G. Le F. : Les produits de beauté sont majoritairement utilisés par les femmes, leurs achats dans ces catégories sont avant tout pour elles-mêmes. Les achats à destination de la famille faits par les femmes sont plutôt des produits d’hygiène. Les hommes achètent de plus en plus de produits de soin pour leur usage personnel, mais l’offre, bien qu’en croissance, est beaucoup plus réduite que celle destinée aux femmes, ce qui explique que dans leur panier la part des achats pour la famille ou pour une autre personne qu’eux-mêmes est plus importante que dans le panier des femmes. Les hommes sont presque aussi nombreux (96 % d’entre eux) que les femmes (99 %) à acheter des produits d’hygiène-beauté, y compris parmi les 65 ans et plus (92 %, le maximum étant 98 % chez les 35-49 ans). Et ils tendent au fil des ans à être aussi nombreux qu’elles. La diversité des marques achetées en hygiène-beauté par les hommes pour eux-mêmes est en outre plus élevée que lorsque elles le sont par des femmes à leur intention (3,2 au lieu de 2,8 marques en moyenne).

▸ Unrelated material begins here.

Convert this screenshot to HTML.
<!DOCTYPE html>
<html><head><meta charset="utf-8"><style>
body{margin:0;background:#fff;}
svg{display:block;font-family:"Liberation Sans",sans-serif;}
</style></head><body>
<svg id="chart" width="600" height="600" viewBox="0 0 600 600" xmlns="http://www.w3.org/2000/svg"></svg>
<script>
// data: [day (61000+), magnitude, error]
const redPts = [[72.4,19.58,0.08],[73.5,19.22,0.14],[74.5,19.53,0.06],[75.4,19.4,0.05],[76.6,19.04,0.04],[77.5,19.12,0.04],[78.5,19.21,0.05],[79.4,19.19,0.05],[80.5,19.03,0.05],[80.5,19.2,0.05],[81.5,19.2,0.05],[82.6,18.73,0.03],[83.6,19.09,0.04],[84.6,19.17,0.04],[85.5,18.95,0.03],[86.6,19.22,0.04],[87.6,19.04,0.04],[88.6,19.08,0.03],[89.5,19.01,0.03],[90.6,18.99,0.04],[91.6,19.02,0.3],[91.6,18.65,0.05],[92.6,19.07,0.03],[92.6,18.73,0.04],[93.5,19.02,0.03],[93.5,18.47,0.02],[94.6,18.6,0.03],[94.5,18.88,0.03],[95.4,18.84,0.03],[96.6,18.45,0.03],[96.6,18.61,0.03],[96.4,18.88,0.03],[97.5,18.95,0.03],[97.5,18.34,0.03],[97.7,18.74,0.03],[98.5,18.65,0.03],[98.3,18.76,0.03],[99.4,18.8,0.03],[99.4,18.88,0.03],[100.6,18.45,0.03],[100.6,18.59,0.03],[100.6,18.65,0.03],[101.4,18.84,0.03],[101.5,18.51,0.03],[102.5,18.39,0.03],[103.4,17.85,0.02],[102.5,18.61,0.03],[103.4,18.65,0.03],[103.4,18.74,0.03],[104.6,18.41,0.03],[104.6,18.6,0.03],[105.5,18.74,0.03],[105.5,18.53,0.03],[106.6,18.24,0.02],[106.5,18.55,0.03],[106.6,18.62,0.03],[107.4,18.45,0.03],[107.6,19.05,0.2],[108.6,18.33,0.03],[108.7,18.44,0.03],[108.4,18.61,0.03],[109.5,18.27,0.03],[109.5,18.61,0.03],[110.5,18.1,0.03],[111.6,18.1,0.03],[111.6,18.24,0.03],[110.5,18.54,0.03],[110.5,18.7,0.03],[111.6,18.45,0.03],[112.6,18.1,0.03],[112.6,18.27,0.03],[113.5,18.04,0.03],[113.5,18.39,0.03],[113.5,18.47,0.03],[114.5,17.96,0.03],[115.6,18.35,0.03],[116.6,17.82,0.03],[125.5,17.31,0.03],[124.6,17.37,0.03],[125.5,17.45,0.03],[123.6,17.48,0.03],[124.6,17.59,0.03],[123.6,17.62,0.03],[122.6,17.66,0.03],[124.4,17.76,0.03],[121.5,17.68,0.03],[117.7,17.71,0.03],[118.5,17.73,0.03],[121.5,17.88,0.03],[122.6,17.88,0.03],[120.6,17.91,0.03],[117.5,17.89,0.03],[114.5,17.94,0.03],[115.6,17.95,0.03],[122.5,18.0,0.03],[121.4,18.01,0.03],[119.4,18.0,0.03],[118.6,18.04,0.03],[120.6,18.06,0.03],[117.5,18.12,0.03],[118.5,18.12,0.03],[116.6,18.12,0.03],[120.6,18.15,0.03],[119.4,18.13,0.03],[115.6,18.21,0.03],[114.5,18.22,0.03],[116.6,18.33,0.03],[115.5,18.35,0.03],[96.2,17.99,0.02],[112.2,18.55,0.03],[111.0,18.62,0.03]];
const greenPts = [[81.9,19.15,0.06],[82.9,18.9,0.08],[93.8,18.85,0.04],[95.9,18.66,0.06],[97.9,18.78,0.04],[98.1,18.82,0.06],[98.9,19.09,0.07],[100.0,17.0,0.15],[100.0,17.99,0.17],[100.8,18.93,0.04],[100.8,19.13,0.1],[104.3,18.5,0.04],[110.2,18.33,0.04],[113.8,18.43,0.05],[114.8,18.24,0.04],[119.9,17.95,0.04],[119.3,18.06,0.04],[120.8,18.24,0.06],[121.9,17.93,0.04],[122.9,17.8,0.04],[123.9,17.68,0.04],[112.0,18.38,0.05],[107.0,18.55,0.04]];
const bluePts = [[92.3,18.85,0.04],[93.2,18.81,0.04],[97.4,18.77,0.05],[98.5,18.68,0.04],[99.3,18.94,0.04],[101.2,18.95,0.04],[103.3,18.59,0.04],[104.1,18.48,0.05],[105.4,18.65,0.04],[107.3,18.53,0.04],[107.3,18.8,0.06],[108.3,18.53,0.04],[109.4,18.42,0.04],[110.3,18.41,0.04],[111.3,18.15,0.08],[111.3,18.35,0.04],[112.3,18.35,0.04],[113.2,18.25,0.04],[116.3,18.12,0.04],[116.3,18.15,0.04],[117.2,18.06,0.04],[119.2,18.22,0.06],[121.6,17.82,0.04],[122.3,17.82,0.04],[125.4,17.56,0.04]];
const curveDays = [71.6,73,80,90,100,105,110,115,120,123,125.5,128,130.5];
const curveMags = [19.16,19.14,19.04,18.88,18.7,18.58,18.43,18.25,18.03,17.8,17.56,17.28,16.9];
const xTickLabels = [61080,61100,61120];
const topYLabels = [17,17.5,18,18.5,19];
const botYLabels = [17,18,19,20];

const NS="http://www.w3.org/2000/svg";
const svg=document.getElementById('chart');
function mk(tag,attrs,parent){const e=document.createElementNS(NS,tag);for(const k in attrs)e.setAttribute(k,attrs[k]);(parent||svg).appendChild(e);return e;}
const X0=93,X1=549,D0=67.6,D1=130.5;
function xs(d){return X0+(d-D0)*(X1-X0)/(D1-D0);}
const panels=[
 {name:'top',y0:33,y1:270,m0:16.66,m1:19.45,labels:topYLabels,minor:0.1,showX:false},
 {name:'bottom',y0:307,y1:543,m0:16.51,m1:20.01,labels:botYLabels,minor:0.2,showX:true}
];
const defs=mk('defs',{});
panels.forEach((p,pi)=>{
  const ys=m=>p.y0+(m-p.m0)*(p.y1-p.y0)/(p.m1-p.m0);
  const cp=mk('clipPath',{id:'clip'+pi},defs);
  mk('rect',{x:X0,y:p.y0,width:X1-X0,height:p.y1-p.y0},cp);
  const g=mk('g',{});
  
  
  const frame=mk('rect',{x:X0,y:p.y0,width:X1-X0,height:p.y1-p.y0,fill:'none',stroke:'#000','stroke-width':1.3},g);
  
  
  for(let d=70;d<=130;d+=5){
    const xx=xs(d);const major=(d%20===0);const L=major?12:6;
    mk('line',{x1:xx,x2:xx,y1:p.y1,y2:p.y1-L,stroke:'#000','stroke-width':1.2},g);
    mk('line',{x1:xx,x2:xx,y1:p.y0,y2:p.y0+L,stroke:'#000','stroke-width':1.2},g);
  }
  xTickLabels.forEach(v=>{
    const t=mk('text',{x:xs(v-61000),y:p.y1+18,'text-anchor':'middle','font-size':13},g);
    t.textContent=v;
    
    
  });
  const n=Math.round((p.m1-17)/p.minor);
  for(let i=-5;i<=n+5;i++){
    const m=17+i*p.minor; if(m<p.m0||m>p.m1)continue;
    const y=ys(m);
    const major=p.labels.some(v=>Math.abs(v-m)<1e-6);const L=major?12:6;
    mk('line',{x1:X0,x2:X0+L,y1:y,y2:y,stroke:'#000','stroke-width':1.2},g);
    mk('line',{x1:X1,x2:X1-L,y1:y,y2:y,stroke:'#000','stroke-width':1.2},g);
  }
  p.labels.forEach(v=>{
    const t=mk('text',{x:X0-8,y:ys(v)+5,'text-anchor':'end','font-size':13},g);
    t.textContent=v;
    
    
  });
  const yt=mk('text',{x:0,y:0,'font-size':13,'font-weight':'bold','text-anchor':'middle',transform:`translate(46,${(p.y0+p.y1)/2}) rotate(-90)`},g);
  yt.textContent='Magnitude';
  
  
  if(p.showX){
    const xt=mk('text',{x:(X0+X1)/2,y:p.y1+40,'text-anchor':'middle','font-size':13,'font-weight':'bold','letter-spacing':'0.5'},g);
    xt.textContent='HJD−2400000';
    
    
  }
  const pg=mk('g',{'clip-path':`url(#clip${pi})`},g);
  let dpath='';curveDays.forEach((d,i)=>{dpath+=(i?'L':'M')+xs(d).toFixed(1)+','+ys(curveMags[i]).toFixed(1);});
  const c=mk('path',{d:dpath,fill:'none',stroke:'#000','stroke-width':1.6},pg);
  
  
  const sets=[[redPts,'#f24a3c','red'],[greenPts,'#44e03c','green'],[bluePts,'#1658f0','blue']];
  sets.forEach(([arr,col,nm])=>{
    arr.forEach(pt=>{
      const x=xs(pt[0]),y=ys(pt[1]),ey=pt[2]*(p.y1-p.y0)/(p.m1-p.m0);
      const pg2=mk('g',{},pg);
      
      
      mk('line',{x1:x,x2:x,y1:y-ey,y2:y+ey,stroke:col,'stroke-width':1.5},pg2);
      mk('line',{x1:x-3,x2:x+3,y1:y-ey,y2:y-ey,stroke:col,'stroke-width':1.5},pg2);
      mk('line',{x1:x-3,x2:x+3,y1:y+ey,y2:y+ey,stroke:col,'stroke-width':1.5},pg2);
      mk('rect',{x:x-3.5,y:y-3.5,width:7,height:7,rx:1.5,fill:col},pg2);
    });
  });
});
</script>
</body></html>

Reste que le panier moyen des hommes en hygiène-beauté est deux fois et demie plus petit en valeur (90 euros en 2013, au lieu de 231 pour les femmes), avec une fréquence d’achat deux fois moindre (9 fois par an au lieu de 18). Et 48 % des hommes de moins de 50 ans accordent beaucoup d’importance à leur image, contre 54 % pour les femmes. Dans le panier des hommes il y a une surreprésentation des produits douche et rasage. Le maquillage et le soin demeurent l’apanage des femmes. En termes d’usage, une routine met tout le monde sur le même plan : le brossage des dents, qui représente un tiers des usages de produits d’hygiène-beauté des hommes, et 22 % de ceux des femmes.

1. Worldpanel, vingt mille foyers déclarant leurs achats (en hyper et supermarchés, circuit discompte, magasins de proximité et Internet, circuits spécialisés, marchés foires) de produits alimentaires, liquides, hygiène-beauté et entretien. 2. Insee, données démographiques estimées au 1er juillet 2013, France métropolitaine.